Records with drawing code
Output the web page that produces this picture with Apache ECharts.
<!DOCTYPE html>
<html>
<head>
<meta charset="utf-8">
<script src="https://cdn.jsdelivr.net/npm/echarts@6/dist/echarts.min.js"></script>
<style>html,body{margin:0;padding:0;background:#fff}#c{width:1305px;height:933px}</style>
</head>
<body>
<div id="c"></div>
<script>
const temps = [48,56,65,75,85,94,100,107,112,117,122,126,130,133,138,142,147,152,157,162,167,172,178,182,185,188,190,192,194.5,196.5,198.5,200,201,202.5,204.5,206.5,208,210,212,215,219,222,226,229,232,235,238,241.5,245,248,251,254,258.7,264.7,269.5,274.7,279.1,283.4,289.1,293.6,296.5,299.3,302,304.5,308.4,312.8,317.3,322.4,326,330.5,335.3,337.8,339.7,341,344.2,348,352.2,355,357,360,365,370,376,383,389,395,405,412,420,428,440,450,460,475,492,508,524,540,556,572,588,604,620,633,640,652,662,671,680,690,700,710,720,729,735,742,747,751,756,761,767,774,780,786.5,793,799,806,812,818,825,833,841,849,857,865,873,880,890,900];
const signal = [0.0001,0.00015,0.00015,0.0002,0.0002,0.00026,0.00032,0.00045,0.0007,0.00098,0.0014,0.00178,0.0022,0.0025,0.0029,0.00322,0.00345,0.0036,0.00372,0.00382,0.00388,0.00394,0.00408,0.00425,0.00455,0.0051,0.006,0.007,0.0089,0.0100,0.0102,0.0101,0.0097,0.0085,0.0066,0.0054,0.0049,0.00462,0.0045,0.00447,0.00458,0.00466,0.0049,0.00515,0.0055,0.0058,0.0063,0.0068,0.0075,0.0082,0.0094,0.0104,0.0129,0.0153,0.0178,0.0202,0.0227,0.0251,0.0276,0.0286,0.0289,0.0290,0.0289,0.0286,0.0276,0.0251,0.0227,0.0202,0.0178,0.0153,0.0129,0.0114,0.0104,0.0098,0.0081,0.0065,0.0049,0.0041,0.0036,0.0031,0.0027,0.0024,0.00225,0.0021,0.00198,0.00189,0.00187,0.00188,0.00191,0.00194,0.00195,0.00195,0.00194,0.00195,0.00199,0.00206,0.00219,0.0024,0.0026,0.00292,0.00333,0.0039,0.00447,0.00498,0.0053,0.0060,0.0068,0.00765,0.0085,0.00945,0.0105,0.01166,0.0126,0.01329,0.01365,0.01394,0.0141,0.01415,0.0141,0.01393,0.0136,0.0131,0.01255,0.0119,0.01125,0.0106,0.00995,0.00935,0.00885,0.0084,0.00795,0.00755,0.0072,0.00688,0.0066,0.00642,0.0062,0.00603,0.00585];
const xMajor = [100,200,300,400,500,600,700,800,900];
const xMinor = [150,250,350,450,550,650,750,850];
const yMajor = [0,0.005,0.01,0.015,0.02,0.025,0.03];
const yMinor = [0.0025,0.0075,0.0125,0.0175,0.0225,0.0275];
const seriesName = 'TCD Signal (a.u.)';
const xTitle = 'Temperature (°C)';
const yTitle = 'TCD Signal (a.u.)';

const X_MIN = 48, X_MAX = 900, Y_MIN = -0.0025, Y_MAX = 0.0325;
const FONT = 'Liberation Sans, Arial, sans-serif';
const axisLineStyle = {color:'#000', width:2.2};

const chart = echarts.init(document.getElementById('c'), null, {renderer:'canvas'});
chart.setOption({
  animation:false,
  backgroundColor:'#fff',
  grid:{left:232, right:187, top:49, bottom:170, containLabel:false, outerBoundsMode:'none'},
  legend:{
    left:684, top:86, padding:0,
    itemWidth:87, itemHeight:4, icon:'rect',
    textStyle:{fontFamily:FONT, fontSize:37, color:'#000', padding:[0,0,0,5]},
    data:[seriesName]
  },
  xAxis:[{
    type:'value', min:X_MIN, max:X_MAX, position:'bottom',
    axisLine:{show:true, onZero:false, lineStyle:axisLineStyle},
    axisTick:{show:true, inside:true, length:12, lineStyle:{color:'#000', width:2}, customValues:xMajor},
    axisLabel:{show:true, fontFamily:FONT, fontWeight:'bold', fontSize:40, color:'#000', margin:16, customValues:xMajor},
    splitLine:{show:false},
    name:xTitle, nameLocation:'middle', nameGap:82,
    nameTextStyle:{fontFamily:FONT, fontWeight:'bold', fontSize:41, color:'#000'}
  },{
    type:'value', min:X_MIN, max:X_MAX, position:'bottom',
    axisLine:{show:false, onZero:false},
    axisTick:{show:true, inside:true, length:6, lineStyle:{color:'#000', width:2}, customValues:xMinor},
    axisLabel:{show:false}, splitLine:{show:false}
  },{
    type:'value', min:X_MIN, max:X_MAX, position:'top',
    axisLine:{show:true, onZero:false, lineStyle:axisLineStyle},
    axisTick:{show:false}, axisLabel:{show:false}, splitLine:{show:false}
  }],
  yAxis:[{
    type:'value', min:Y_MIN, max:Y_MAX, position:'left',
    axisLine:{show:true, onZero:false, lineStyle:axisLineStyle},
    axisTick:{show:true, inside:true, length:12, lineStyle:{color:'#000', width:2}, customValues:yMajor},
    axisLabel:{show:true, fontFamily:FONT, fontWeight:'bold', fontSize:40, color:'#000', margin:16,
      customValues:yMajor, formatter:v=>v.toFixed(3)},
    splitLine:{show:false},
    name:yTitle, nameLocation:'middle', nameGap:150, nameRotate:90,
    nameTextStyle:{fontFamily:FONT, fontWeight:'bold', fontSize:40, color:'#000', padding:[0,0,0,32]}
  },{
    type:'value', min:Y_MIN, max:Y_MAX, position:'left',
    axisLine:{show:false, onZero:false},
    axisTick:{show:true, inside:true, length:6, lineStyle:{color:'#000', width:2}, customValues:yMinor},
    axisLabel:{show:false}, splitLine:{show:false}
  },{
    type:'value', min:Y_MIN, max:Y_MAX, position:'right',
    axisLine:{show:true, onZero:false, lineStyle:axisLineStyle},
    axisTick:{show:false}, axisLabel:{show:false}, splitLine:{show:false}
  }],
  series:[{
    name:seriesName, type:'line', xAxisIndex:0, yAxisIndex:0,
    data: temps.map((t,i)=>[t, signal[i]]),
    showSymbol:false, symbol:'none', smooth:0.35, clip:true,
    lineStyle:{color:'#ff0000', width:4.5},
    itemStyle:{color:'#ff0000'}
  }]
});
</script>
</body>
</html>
---
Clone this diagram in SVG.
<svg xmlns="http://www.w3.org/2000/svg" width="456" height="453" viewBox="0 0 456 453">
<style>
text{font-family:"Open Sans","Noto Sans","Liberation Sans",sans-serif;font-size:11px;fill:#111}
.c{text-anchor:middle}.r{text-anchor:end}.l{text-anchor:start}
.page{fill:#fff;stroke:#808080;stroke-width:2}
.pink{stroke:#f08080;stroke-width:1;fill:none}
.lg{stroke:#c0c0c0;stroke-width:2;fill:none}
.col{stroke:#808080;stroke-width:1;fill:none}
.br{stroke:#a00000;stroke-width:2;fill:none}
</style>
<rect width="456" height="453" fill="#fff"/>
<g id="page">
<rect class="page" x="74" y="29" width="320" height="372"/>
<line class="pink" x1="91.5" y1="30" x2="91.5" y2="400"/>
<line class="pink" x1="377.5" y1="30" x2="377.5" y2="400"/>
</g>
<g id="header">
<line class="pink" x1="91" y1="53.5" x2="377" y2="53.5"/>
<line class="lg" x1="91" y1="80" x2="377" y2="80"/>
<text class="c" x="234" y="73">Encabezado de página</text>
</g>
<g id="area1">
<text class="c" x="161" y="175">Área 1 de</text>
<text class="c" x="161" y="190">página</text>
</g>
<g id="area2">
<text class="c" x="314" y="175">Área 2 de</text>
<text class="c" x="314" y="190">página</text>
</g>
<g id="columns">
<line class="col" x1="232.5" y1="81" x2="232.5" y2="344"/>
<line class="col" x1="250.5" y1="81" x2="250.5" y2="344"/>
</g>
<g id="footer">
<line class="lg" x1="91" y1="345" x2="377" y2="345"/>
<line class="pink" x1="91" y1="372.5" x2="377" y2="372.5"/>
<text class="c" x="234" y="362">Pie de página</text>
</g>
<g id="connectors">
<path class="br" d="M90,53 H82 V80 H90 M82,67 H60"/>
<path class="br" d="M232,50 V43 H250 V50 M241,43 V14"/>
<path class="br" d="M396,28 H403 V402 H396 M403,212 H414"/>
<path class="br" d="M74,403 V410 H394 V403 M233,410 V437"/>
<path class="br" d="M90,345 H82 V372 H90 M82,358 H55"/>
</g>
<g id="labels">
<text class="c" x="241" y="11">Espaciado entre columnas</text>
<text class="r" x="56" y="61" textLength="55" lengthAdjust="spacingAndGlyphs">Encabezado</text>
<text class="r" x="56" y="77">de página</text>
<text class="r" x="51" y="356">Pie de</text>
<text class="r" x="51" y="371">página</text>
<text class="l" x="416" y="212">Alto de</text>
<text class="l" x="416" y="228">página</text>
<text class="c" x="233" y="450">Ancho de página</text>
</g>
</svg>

STATED PROBLEM
Where a line above holds the string "page", show that line.

RESPONSE TO THE EXERCISE
Output the web page that produces this picture with Apache ECharts.
.page{fill:#fff;stroke:#808080;stroke-width:2}
<g id="page">
<rect class="page" x="74" y="29" width="320" height="372"/>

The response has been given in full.